___ Records for this exercise ___
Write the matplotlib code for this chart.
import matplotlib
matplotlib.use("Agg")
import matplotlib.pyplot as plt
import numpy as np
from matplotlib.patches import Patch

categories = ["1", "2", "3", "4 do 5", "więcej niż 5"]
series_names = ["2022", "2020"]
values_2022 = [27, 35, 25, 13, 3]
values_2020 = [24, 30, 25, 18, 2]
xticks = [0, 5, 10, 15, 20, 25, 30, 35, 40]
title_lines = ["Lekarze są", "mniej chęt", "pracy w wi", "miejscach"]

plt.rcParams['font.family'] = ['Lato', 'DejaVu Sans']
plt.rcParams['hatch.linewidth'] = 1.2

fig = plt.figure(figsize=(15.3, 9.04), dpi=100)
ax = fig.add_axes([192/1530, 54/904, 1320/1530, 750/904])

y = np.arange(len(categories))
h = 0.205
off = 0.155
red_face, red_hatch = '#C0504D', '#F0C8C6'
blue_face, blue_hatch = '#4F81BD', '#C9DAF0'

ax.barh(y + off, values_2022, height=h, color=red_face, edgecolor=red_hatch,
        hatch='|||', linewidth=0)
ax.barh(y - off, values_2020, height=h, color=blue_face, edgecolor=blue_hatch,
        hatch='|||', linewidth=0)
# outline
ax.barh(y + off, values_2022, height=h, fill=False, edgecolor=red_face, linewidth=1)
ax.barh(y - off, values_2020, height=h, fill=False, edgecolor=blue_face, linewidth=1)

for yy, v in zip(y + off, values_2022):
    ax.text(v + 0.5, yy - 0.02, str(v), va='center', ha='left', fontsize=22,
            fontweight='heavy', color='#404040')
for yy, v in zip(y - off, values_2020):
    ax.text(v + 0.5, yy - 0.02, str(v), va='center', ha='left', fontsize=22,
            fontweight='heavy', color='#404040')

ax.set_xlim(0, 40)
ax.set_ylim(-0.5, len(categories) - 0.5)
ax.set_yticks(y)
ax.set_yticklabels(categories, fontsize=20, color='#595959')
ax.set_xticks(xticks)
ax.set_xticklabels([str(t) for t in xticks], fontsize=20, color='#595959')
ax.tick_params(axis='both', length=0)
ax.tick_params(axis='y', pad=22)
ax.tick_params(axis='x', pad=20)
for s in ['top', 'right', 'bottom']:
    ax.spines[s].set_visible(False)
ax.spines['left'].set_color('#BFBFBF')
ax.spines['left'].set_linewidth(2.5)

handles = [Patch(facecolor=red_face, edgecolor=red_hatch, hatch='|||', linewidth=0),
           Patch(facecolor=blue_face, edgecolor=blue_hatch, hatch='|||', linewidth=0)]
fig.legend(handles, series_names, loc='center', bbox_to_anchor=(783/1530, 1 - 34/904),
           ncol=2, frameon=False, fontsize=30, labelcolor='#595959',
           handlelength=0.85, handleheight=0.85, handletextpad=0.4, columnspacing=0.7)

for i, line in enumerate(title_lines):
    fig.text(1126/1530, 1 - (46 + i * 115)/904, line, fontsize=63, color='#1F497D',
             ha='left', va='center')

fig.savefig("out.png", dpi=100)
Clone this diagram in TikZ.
___
Exercise brief —
Exactly repeat the lines above, from the opening line through the one with "ax.spines['left'].set_linewidth(2.5)", and include nothing else.

Task solution —
Write the matplotlib code for this chart.
import matplotlib
matplotlib.use("Agg")
import matplotlib.pyplot as plt
import numpy as np
from matplotlib.patches import Patch

categories = ["1", "2", "3", "4 do 5", "więcej niż 5"]
series_names = ["2022", "2020"]
values_2022 = [27, 35, 25, 13, 3]
values_2020 = [24, 30, 25, 18, 2]
xticks = [0, 5, 10, 15, 20, 25, 30, 35, 40]
title_lines = ["Lekarze są", "mniej chęt", "pracy w wi", "miejscach"]

plt.rcParams['font.family'] = ['Lato', 'DejaVu Sans']
plt.rcParams['hatch.linewidth'] = 1.2

fig = plt.figure(figsize=(15.3, 9.04), dpi=100)
ax = fig.add_axes([192/1530, 54/904, 1320/1530, 750/904])

y = np.arange(len(categories))
h = 0.205
off = 0.155
red_face, red_hatch = '#C0504D', '#F0C8C6'
blue_face, blue_hatch = '#4F81BD', '#C9DAF0'

ax.barh(y + off, values_2022, height=h, color=red_face, edgecolor=red_hatch,
        hatch='|||', linewidth=0)
ax.barh(y - off, values_2020, height=h, color=blue_face, edgecolor=blue_hatch,
        hatch='|||', linewidth=0)
# outline
ax.barh(y + off, values_2022, height=h, fill=False, edgecolor=red_face, linewidth=1)
ax.barh(y - off, values_2020, height=h, fill=False, edgecolor=blue_face, linewidth=1)

for yy, v in zip(y + off, values_2022):
    ax.text(v + 0.5, yy - 0.02, str(v), va='center', ha='left', fontsize=22,
            fontweight='heavy', color='#404040')
for yy, v in zip(y - off, values_2020):
    ax.text(v + 0.5, yy - 0.02, str(v), va='center', ha='left', fontsize=22,
            fontweight='heavy', color='#404040')

ax.set_xlim(0, 40)
ax.set_ylim(-0.5, len(categories) - 0.5)
ax.set_yticks(y)
ax.set_yticklabels(categories, fontsize=20, color='#595959')
ax.set_xticks(xticks)
ax.set_xticklabels([str(t) for t in xticks], fontsize=20, color='#595959')
ax.tick_params(axis='both', length=0)
ax.tick_params(axis='y', pad=22)
ax.tick_params(axis='x', pad=20)
for s in ['top', 'right', 'bottom']:
    ax.spines[s].set_visible(False)
ax.spines['left'].set_color('#BFBFBF')
ax.spines['left'].set_linewidth(2.5)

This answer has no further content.